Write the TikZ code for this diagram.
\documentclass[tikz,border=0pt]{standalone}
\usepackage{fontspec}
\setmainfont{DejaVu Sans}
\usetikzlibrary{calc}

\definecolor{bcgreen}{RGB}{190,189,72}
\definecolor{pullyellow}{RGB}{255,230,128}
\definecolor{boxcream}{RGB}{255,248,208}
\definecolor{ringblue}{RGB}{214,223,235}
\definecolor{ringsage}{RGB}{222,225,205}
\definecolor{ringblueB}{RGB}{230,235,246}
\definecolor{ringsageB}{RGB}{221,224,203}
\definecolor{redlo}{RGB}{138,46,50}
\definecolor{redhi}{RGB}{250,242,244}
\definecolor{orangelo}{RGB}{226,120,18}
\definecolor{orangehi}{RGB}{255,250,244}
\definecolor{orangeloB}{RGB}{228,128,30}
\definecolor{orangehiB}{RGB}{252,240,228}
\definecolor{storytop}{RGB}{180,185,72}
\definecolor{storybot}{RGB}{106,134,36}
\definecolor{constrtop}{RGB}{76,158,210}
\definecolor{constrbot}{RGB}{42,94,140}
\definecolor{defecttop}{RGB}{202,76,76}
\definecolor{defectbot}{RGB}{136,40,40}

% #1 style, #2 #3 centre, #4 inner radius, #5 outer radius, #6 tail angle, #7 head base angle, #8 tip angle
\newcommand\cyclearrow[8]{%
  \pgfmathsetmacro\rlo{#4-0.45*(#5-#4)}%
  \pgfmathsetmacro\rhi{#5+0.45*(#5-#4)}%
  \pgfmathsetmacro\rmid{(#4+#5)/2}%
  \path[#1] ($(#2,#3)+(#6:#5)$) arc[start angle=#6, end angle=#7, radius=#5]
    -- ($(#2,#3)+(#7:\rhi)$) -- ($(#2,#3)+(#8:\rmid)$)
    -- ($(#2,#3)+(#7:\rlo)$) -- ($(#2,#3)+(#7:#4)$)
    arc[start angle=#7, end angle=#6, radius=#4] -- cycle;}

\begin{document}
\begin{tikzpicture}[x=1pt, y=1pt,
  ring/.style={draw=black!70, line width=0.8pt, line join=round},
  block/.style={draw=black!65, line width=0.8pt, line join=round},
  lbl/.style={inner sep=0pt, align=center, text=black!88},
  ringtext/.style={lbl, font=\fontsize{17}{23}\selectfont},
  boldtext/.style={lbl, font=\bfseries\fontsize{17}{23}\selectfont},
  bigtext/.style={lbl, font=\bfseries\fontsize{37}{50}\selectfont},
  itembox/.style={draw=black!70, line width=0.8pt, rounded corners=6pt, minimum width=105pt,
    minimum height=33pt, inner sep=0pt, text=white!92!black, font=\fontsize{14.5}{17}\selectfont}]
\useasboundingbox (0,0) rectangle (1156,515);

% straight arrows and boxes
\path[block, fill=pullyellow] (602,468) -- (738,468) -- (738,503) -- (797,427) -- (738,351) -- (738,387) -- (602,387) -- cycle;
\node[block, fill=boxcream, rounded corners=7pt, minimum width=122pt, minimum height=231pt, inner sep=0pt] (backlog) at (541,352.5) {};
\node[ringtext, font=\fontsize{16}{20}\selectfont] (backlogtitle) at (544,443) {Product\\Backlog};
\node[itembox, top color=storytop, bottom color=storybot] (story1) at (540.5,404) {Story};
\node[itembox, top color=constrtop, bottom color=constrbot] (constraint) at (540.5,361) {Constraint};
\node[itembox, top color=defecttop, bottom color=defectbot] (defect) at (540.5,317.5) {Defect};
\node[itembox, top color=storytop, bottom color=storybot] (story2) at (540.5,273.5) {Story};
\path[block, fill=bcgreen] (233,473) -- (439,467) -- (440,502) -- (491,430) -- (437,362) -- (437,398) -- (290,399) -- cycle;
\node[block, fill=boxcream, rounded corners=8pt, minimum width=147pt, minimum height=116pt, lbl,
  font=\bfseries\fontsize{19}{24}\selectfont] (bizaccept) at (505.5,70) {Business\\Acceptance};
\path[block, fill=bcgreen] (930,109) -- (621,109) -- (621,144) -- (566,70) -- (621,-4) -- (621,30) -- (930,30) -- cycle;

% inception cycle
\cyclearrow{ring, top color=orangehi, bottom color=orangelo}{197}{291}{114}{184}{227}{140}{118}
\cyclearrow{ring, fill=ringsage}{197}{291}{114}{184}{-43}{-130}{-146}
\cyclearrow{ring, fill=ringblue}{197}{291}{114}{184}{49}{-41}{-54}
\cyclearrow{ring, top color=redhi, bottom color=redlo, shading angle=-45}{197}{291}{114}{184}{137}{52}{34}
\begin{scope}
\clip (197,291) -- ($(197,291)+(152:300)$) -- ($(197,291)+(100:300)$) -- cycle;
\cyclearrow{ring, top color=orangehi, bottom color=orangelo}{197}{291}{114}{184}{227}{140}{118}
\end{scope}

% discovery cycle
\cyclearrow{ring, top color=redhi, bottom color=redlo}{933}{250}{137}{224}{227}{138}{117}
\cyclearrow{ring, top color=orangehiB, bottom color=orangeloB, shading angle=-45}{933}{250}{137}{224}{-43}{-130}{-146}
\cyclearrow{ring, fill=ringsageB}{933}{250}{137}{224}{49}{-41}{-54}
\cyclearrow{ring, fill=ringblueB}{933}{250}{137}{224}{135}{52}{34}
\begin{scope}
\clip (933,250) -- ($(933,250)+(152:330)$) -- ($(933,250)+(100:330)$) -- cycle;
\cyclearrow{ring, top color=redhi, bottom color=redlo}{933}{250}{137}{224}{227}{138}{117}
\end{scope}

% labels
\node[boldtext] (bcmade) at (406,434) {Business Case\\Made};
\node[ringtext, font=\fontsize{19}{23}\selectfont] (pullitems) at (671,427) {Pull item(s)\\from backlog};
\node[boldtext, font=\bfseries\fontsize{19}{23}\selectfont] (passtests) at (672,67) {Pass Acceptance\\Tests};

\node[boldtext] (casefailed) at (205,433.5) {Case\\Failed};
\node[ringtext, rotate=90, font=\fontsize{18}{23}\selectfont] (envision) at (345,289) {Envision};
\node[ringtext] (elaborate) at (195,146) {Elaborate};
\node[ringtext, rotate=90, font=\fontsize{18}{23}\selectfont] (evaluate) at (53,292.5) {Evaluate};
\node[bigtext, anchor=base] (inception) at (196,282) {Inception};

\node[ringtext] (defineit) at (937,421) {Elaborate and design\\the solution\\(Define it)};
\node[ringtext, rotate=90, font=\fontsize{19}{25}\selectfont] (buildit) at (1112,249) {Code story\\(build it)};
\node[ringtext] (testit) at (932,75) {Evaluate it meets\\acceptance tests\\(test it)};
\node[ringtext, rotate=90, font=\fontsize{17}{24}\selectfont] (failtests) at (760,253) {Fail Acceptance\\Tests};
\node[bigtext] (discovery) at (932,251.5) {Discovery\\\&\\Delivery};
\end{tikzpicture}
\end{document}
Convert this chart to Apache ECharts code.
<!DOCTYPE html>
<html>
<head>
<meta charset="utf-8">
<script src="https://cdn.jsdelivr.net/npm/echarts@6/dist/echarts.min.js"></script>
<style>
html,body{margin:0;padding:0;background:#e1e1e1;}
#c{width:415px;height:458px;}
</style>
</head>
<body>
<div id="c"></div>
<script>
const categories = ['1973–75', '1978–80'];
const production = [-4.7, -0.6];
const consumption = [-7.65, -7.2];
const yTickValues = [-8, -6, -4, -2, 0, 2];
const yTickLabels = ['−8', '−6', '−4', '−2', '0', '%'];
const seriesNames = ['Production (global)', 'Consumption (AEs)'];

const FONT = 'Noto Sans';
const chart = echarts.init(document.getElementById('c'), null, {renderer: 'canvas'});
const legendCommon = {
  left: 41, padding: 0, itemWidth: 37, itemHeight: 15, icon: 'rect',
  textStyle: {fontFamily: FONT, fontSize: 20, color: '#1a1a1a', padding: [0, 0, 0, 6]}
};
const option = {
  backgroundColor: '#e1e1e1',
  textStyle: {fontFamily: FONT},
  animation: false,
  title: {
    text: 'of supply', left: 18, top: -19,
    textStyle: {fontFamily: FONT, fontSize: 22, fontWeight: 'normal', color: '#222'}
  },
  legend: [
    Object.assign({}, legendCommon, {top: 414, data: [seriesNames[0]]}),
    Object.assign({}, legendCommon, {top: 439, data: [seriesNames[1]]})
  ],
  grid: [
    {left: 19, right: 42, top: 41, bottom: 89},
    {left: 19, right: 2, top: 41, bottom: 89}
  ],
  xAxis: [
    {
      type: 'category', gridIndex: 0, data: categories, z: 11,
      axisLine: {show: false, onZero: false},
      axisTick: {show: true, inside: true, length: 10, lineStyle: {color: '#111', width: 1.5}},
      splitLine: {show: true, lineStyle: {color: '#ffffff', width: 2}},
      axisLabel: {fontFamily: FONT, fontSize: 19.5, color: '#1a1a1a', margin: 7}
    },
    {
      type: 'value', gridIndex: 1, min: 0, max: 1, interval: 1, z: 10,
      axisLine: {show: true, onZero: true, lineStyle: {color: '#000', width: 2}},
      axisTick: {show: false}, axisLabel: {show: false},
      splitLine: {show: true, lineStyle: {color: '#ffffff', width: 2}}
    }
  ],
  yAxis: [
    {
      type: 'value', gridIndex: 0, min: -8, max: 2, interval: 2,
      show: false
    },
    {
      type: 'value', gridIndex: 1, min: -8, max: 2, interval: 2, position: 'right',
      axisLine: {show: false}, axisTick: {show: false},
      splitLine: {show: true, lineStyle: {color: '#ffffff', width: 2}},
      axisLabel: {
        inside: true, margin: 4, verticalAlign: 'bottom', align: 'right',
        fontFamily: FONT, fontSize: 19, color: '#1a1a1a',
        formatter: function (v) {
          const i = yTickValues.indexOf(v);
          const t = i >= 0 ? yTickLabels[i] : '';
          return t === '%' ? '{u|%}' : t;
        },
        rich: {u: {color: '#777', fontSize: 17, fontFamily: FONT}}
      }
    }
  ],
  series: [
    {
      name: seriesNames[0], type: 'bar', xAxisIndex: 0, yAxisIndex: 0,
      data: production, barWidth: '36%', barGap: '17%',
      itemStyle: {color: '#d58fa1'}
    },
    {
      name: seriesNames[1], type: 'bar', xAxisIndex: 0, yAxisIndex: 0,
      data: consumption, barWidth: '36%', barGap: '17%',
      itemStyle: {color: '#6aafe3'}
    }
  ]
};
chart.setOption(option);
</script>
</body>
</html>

## What to produce
Search the data for "this" and list every line in which it occurs.

## Correct response
Write the TikZ code for this diagram.
Convert this chart to Apache ECharts code.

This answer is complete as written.